Mother Shipton’s Cave is a small cave in North Yorkshire, England, associated with the legendary soothsayer and prophetess, Mother Shipton.
According to text by the 17th century authors, Richard Head, and later by J. Conyers, Ursula Southeil (known as Mother Shipton), was born in 1488 in the market town of Knaresborough.
Both authors note that her mother, Agatha Soothtale, was a poor and desolate 15-year-old orphan who had fallen under the influence of the Devil and engaged in an affair, while some legends suggest that Agatha was a witch that summoned the Devil to conceive a child.
Shipton was born in a cave on the banks of the River Nidd during a violent thunderstorm. She was described as deformed with a hunchback and bulging eyes, cackling away at the rumbles of thunder that caused the raging storms to dissipate.
The cave sits next to a geological wonder called the Petrifying Well. The waters of the well are rich in sulphate and carbonate that encase objects with a stony exterior. In the past, this was believed to be the result of magic or witchcraft that could turn objects to stone, but this is a natural phenomenon due to a process of evaporation and deposition in waters with an unusually high mineral content.
After her birth, Agatha was dragged before the local magistrate, but refused to reveal the identity of the father, leaving both Agatha and her daughter to be ostracised from society and forced to reside in the cave for shelter.
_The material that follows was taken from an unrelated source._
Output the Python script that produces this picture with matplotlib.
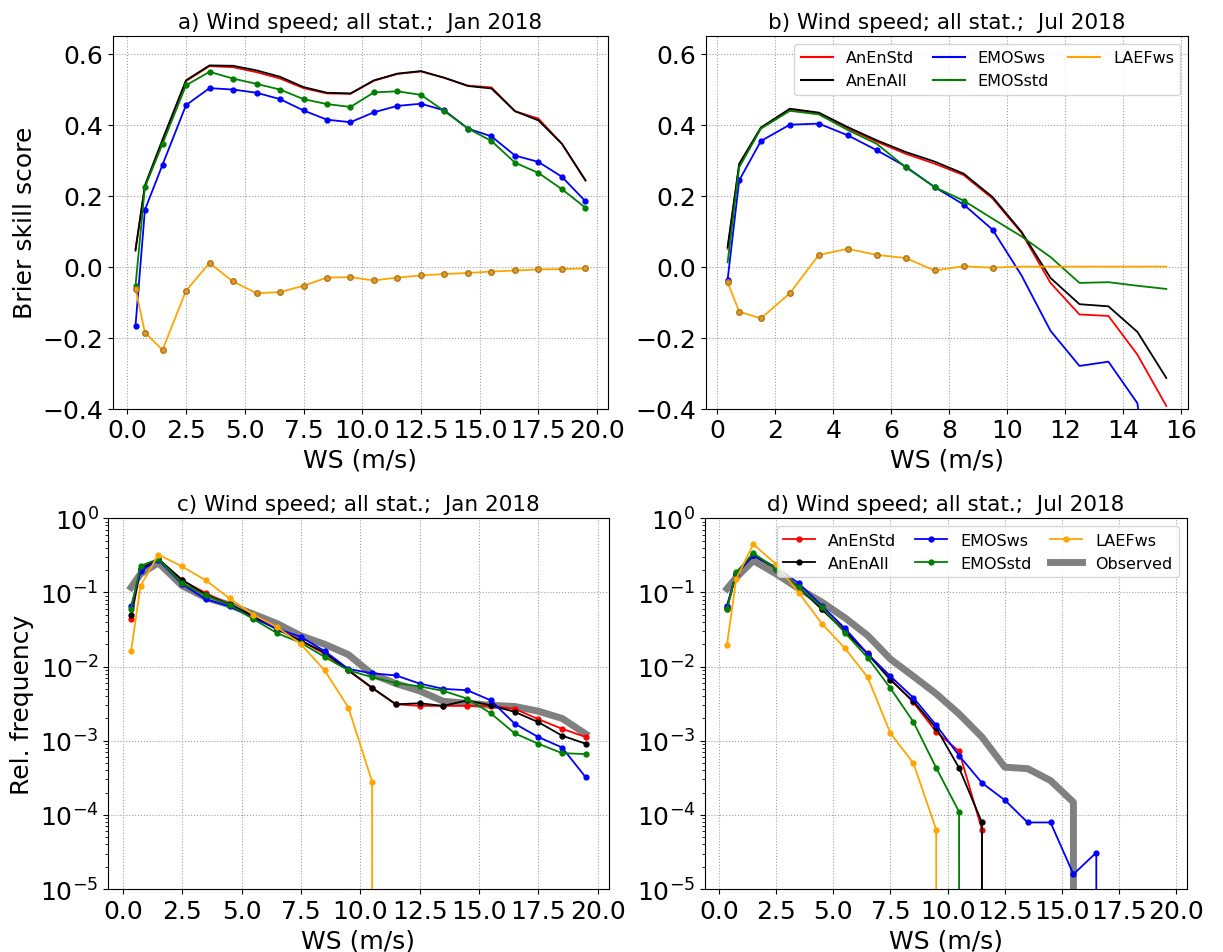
import matplotlib
matplotlib.use('Agg')
import matplotlib.pyplot as plt
from matplotlib.lines import Line2D

# centros das classes de velocidade do vento (m/s)
ws = [0.35, 0.75, 1.5, 2.5, 3.5, 4.5, 5.5, 6.5, 7.5, 8.5, 9.5, 10.5,
      11.5, 12.5, 13.5, 14.5, 15.5, 16.5, 17.5, 18.5, 19.5]
ws_jul = ws[:17]

# Brier skill score - Jan 2018
bss_anen_std_jan = [0.050, 0.225, 0.355, 0.523, 0.565, 0.562, 0.548, 0.530, 0.503, 0.488, 0.487,
                    0.524, 0.543, 0.550, 0.532, 0.510, 0.505, 0.438, 0.417, 0.346, 0.243]
bss_anen_all_jan = [0.045, 0.229, 0.358, 0.525, 0.567, 0.566, 0.553, 0.535, 0.506, 0.490, 0.488,
                    0.525, 0.544, 0.551, 0.532, 0.509, 0.502, 0.438, 0.412, 0.346, 0.243]
bss_emos_ws_jan = [-0.167, 0.160, 0.287, 0.455, 0.503, 0.499, 0.490, 0.472, 0.440, 0.414, 0.407,
                   0.435, 0.453, 0.459, 0.440, 0.389, 0.367, 0.313, 0.295, 0.253, 0.184]
bss_emos_std_jan = [-0.054, 0.224, 0.346, 0.511, 0.549, 0.530, 0.515, 0.499, 0.472, 0.458, 0.450,
                    0.491, 0.494, 0.484, 0.438, 0.389, 0.354, 0.293, 0.264, 0.218, 0.166]
bss_laef_jan = [-0.062, -0.186, -0.235, -0.068, 0.010, -0.042, -0.075, -0.072, -0.054, -0.031, -0.030,
                -0.039, -0.031, -0.025, -0.021, -0.018, -0.014, -0.011, -0.008, -0.007, -0.005]

# Brier skill score - Jul 2018
bss_anen_std_jul = [0.050, 0.285, 0.390, 0.442, 0.432, 0.390, 0.352, 0.318, 0.290, 0.258, 0.192,
                    0.095, -0.046, -0.135, -0.139, -0.248, -0.393]
bss_anen_all_jul = [0.055, 0.290, 0.392, 0.445, 0.434, 0.393, 0.356, 0.323, 0.296, 0.262, 0.196,
                    0.098, -0.032, -0.106, -0.112, -0.184, -0.314]
bss_emos_ws_jul = [-0.037, 0.243, 0.354, 0.400, 0.403, 0.370, 0.328, 0.282, 0.224, 0.175, 0.104,
                   -0.025, -0.181, -0.280, -0.268, -0.385, -1.0]
bss_emos_std_jul = [0.012, 0.280, 0.389, 0.439, 0.429, 0.385, 0.346, 0.280, 0.224, 0.186, 0.135,
                    0.085, 0.027, -0.046, -0.044, -0.054, -0.063]
bss_laef_jul = [-0.044, -0.127, -0.146, -0.075, 0.033, 0.050, 0.033, 0.024, -0.011, 0.001, -0.003,
                0.0, 0.0, 0.0, 0.0, 0.0, 0.0]

# frequencia relativa - Jan 2018
fr_obs_jan = [0.117, 0.178, 0.251, 0.123, 0.085, 0.068, 0.051, 0.038, 0.026, 0.020, 0.0145,
              0.0079, 0.0059, 0.0047, 0.0034, 0.0032, 0.0030, 0.0029, 0.0025, 0.0020, 0.00123]
fr_anen_std_jan = [0.0437, 0.209, 0.282, 0.145, 0.098, 0.069, 0.0457, 0.0324, 0.0224, 0.0148, 0.0089,
                   0.0051, 0.0031, 0.00295, 0.00295, 0.00295, 0.00295, 0.0027, 0.00195, 0.00145, 0.00112]
fr_anen_all_jan = [0.050, 0.209, 0.282, 0.148, 0.093, 0.069, 0.048, 0.0316, 0.0224, 0.0155, 0.0089,
                   0.0052, 0.0031, 0.0032, 0.00295, 0.0035, 0.0030, 0.00245, 0.00178, 0.00117, 0.00091]
fr_emos_ws_jan = [0.065, 0.195, 0.275, 0.129, 0.081, 0.065, 0.045, 0.0324, 0.0251, 0.0162, 0.0093,
                  0.0081, 0.0076, 0.0059, 0.0050, 0.0048, 0.0035, 0.0017, 0.00112, 0.00081, 0.00032]
fr_emos_std_jan = [0.060, 0.229, 0.282, 0.132, 0.091, 0.068, 0.0437, 0.0282, 0.0209, 0.0135, 0.0089,
                   0.0072, 0.0060, 0.0054, 0.0047, 0.0037, 0.00234, 0.00126, 0.00091, 0.00068, 0.00066]
fr_laef_jan = [0.0162, 0.123, 0.324, 0.224, 0.145, 0.083, 0.050, 0.034, 0.020, 0.0089, 0.0028,
               0.00028, 0, 0, 0, 0, 0, 0, 0, 0, 0]

# frequencia relativa - Jul 2018
fr_obs_jul = [0.112, 0.158, 0.269, 0.178, 0.112, 0.074, 0.0457, 0.0263, 0.0126, 0.0074, 0.0043,
              0.0023, 0.00112, 0.00044, 0.00042, 0.00029, 0.000148, 0, 0, 0, 0]
fr_anen_std_jul = [0.060, 0.178, 0.316, 0.214, 0.117, 0.060, 0.031, 0.0151, 0.0068, 0.0033, 0.00132,
                   0.00072, 0.000063, 0, 0, 0, 0, 0, 0, 0, 0]
fr_anen_all_jul = [0.063, 0.178, 0.316, 0.209, 0.117, 0.059, 0.030, 0.0148, 0.0066, 0.0034, 0.00148,
                   0.00043, 0.000079, 0, 0, 0, 0, 0, 0, 0, 0]
fr_emos_ws_jul = [0.066, 0.178, 0.316, 0.219, 0.132, 0.066, 0.033, 0.0148, 0.0074, 0.0038, 0.00162,
                  0.00063, 0.00027, 0.000158, 0.000079, 0.000079, 0.0000158, 0.000031, 0, 0, 0]
fr_emos_std_jul = [0.059, 0.186, 0.339, 0.209, 0.117, 0.063, 0.0288, 0.0132, 0.0051, 0.0018, 0.00043,
                   0.00011, 0, 0, 0, 0, 0, 0, 0, 0, 0]
fr_laef_jul = [0.0195, 0.151, 0.447, 0.240, 0.098, 0.038, 0.0178, 0.0072, 0.00126, 0.0005, 0.000063,
               0, 0, 0, 0, 0, 0, 0, 0, 0, 0]

nomes = ['AnEnStd', 'AnEnAll', 'EMOSws', 'EMOSstd', 'LAEFws']
cores = ['red', 'black', 'blue', 'green', 'orange']
ticks_25 = [0, 2.5, 5, 7.5, 10, 12.5, 15, 17.5, 20]
cor_grade = '#a0a0a0'

fig = plt.figure(figsize=(12.23, 9.53), dpi=100)
ax_a = fig.add_axes([0.0924, 0.5703, 0.4047, 0.3909])
ax_b = fig.add_axes([0.5770, 0.5703, 0.3946, 0.3909])
ax_c = fig.add_axes([0.0886, 0.0661, 0.4090, 0.3890])
ax_d = fig.add_axes([0.5765, 0.0661, 0.3939, 0.3890])

# a) BSS Jan
ax_a.plot(ws, bss_anen_std_jan, color='red', lw=1.3)
ax_a.plot(ws, bss_anen_all_jan, color='black', lw=1.3)
ax_a.plot(ws, bss_emos_ws_jan, color='blue', lw=1.3, marker='o', ms=3.5)
ax_a.plot(ws, bss_emos_std_jan, color='green', lw=1.3, marker='o', ms=3.5)
ax_a.plot(ws, bss_laef_jan, color='orange', lw=1.3, marker='o', ms=4,
          mec='#b07818', mfc='#e09a28')

# b) BSS Jul (marcadores so em algumas classes)
ax_b.plot(ws_jul, bss_anen_std_jul, color='red', lw=1.3)
ax_b.plot(ws_jul, bss_anen_all_jul, color='black', lw=1.3)
ax_b.plot(ws_jul, bss_emos_ws_jul, color='blue', lw=1.3, marker='o', ms=3.5,
          markevery=list(range(11)))
ax_b.plot(ws_jul, bss_emos_std_jul, color='green', lw=1.3, marker='o', ms=3.5,
          markevery=[7, 8, 9])
ax_b.plot(ws_jul, bss_laef_jul, color='orange', lw=1.3, marker='o', ms=4,
          mec='#b07818', mfc='#e09a28', markevery=list(range(11)))

for ax, titulo in [(ax_a, 'a) Wind speed; all stat.;  Jan 2018'),
                   (ax_b, 'b) Wind speed; all stat.;  Jul 2018')]:
    ax.set_ylim(-0.4, 0.65)
    ax.set_yticks([-0.4, -0.2, 0.0, 0.2, 0.4, 0.6])
    ax.set_title(titulo, fontsize=15.5)
    ax.set_xlabel('WS (m/s)', fontsize=18)
    ax.tick_params(labelsize=18)
    ax.grid(True, linestyle=':', color=cor_grade)

ax_a.set_xticks(ticks_25)
ax_b.set_xticks([0, 2, 4, 6, 8, 10, 12, 14, 16])
ax_a.set_ylabel('Brier skill score', fontsize=18)

# legenda do painel b so com linhas
linhas = [Line2D([], [], color=c, lw=1.5) for c in cores]
ax_b.legend(linhas, nomes, loc='upper right', ncol=3, fontsize=11.5,
            columnspacing=1.2, handletextpad=0.8)

# c) e d) frequencia relativa
series_jan = [fr_anen_std_jan, fr_anen_all_jan, fr_emos_ws_jan, fr_emos_std_jan, fr_laef_jan]
series_jul = [fr_anen_std_jul, fr_anen_all_jul, fr_emos_ws_jul, fr_emos_std_jul, fr_laef_jul]

for ax, series, obs, titulo in [(ax_c, series_jan, fr_obs_jan, 'c) Wind speed; all stat.;  Jan 2018'),
                                (ax_d, series_jul, fr_obs_jul, 'd) Wind speed; all stat.;  Jul 2018')]:
    ax.set_yscale('log', nonpositive='clip')
    ax.plot(ws, obs, color='gray', lw=5, label='Observed', zorder=2)
    for valores, nome, cor in zip(series, nomes, cores):
        ax.plot(ws, valores, color=cor, lw=1.3, marker='o', ms=3.5, label=nome, zorder=3)
    ax.set_ylim(1e-5, 1)
    ax.set_xticks(ticks_25)
    ax.set_title(titulo, fontsize=15.5)
    ax.set_xlabel('WS (m/s)', fontsize=18)
    ax.tick_params(labelsize=18)
    ax.grid(True, linestyle=':', color=cor_grade)

ax_c.set_ylabel('Rel. frequency', fontsize=18)

# legenda com Observed no fim
handles, labels = ax_d.get_legend_handles_labels()
handles = handles[1:] + handles[:1]
labels = labels[1:] + labels[:1]
ax_d.legend(handles, labels, loc='upper right', ncol=3, fontsize=11.5,
            columnspacing=1.2, handletextpad=0.8)

plt.savefig('out.png', format='png', dpi=100)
There she studied the forest, the flowers and herbs, and made remedies and potions as an herbalist for the townsfolk.
Growing up, Shipton was taunted and teased by the townsfolk for her crooked nose, hunchback and crooked legs, with one account in 1686 describing an incident where chief members of the parish called her “hag face” and “Devil’s bastard”.
Despite the distain of the townsfolk, she found love in the arms of a carpenter called Tobias Shipton and took his name following their marriage. Tobias died in 1514, leaving Shipton heartbroken and in despair, but despite her grieving, the townsfolk blamed her for her husband’s death and claimed witchcraft was afoot.
Shipton retreated to the woods, continuing her craft in herbalism and embraced her reputation as a healer, soothsayer and prophetess. Her prophecies may have even caught the attention of King Henry VIII, who wrote a letter in 1537 to the Duke of Norfolk where he mentions a “witch of York”.
In 1666, Samuel Pepys recorded in his diaries that, whilst surveying the damage to London caused by the 1666 Great Fire in the company of the Royal family, he heard them discuss Mother Shipton’s prophecy of the event.
She is also referred to in Daniel Defoe’s “A Journal of the Plague Year” written in 1722, referring to the year 1665, when the bubonic plague erupted in London: “Here lives a fortune-teller, Here lives an astrologer, Here you may have your nativity calculated, and the like; and Friar Bacon’s brazen-head, which was the usual sign of these people’s dwellings, was to be seen almost in every street, or else the sign of Mother Shipton.”
Today the Petrifying Well is England’s oldest visitor attraction. It was first recorded by the king’s antiquary in 1538 and has been visited by millions of people since 1630.